The low point of the book for me was Wheeler's arrival on the continent with the members of the British scientific team (about 2/3rds through the book). She breaks down and cries shortly after her arrival. Why the emotional break? Was it the weather? The intensity of the hardship as she chugs beer in each hidden bar along the journey? Or perhaps the suffering through all that trail mix?.....Nope, she cries because people aren't being very nice to her -- just not as chummy as the kiwis and the Americans she discovers.

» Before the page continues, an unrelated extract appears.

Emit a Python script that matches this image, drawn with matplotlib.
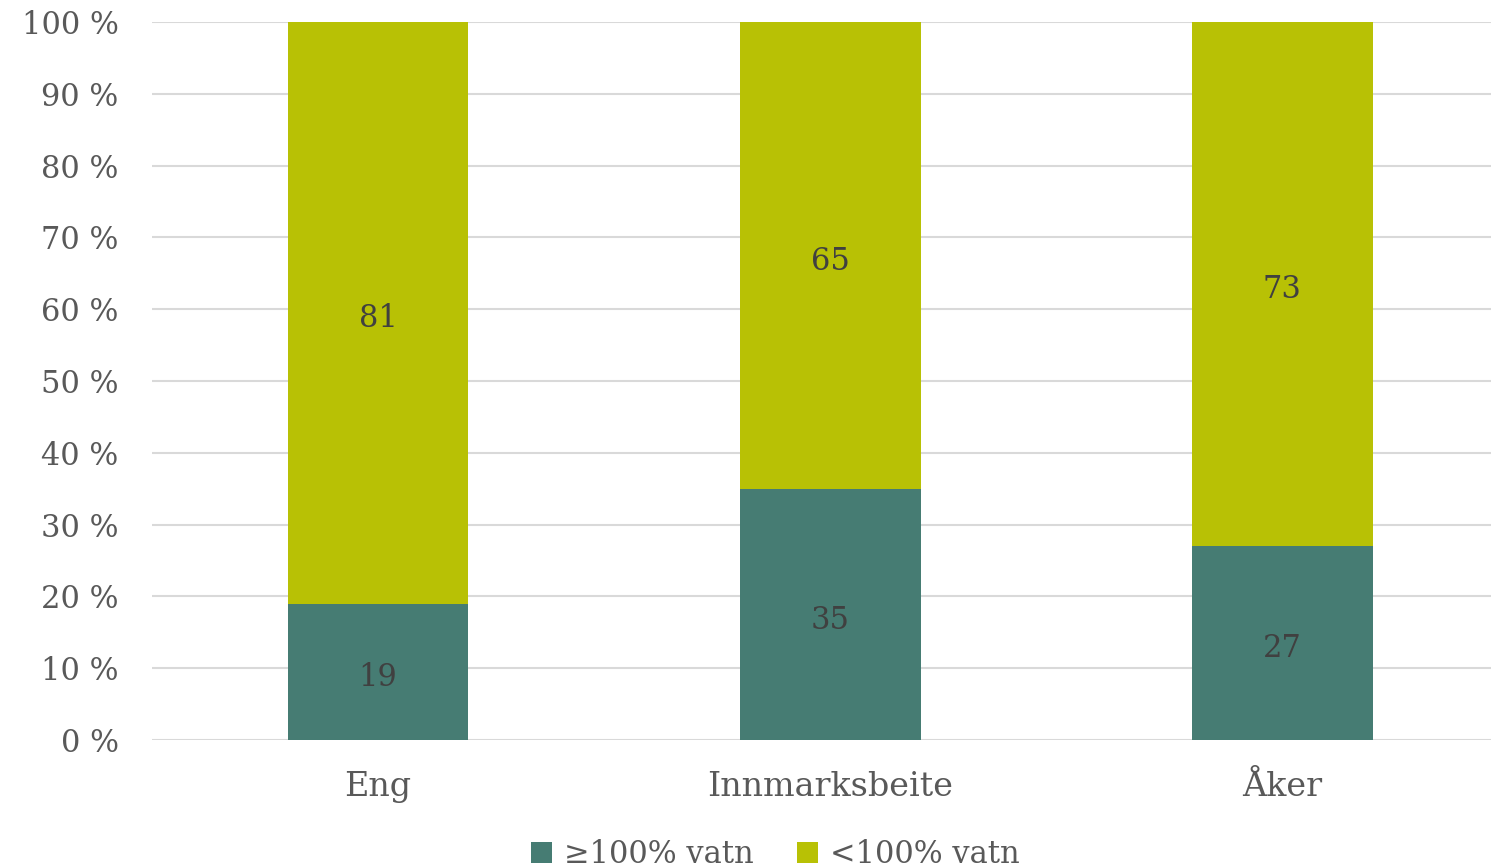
import matplotlib.pyplot as plt
import numpy as np

categories = ["Eng", "Innmarksbeite", "Åker"]
over_100 = [19, 35, 27]
under_100 = [81, 65, 73]
series_names = ["≥100% vatn", "<100% vatn"]
yticks = [0, 10, 20, 30, 40, 50, 60, 70, 80, 90, 100]

teal = '#467C73'
lime = '#B8C105'
txt = '#595959'

plt.rcParams['font.family'] = ['DejaVu Serif']

fig = plt.figure(figsize=(14.91, 8.68), dpi=100)
ax = fig.add_axes([152/1491, 128/868, 1 - 152/1491, (740-22)/868])

x = np.arange(len(categories))
b1 = ax.bar(x, over_100, width=0.4, color=teal, label=series_names[0], zorder=3)
b2 = ax.bar(x, under_100, width=0.4, bottom=over_100, color=lime, label=series_names[1], zorder=3)

# labels in the middle of each segment (nudged down a bit like old-style digits)
for i in range(len(categories)):
    ax.text(x[i], over_100[i] / 2 - 0.8, str(over_100[i]), ha='center', va='center',
            fontsize=22, color='#404040', zorder=4)
    ax.text(x[i], over_100[i] + under_100[i] / 2 - 0.8, str(under_100[i]), ha='center', va='center',
            fontsize=22, color='#404040', zorder=4)

ax.set_ylim(0, 100)
ax.set_xlim(-0.5, 2.462)
ax.set_yticks(yticks)
ax.set_yticklabels([f"{v} %" for v in yticks], fontsize=22, color=txt)
ax.set_xticks(x)
ax.set_xticklabels(categories, fontsize=24, color=txt)
ax.tick_params(axis='both', length=0)
ax.tick_params(axis='y', pad=24)
ax.tick_params(axis='x', pad=22)
ax.grid(axis='y', color='#D9D9D9', linewidth=1.5, zorder=0)
for s in ax.spines.values():
    s.set_visible(False)

leg = fig.legend(handles=[b1, b2], loc='center', bbox_to_anchor=(0.52, 0.015), ncol=2,
                 frameon=False, fontsize=22, handlelength=0.7, handleheight=0.7,
                 handletextpad=0.4, columnspacing=1.4)
for t in leg.get_texts():
    t.set_color(txt)

fig.savefig("out.png", dpi=100)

Cherry-Gerrard said we'd accomplish our "winters journeys" as long as all we wished was "a penguin's egg." Wheeler has no interest in penguin eggs or the passions of discovery that motivated so many of Antarctica's authors. Instead, she wanders the continent seemingly in search of herself.......good luck.

Rating: 2 stars
Summary: At times tedious, this modern visit informs.
Review: If the reader has little exposure to the writings of the original polar explorers, then the frequent asides to create a context for Sara Wheeler's observations is probably informative. I found the historical asides to interrupt the flow of Ms. Wheeler's thoughts and feelings upon being exposed to the immensity of Antarctica for the first time.

Rating: 5 stars
Summary: A compelling introduction to Antarctica.
Review: If you're only going to read one book about Antarctica, it should be this one. Wheeler knows her Antarctic history, but she also conveys a strong sense of the culture and lives of those living on the continent today. And though the details of day to day life that she describes seem small at first, in the end they add up to a compelling, unforgetable portrait of the highest, driest, windiest place on earth.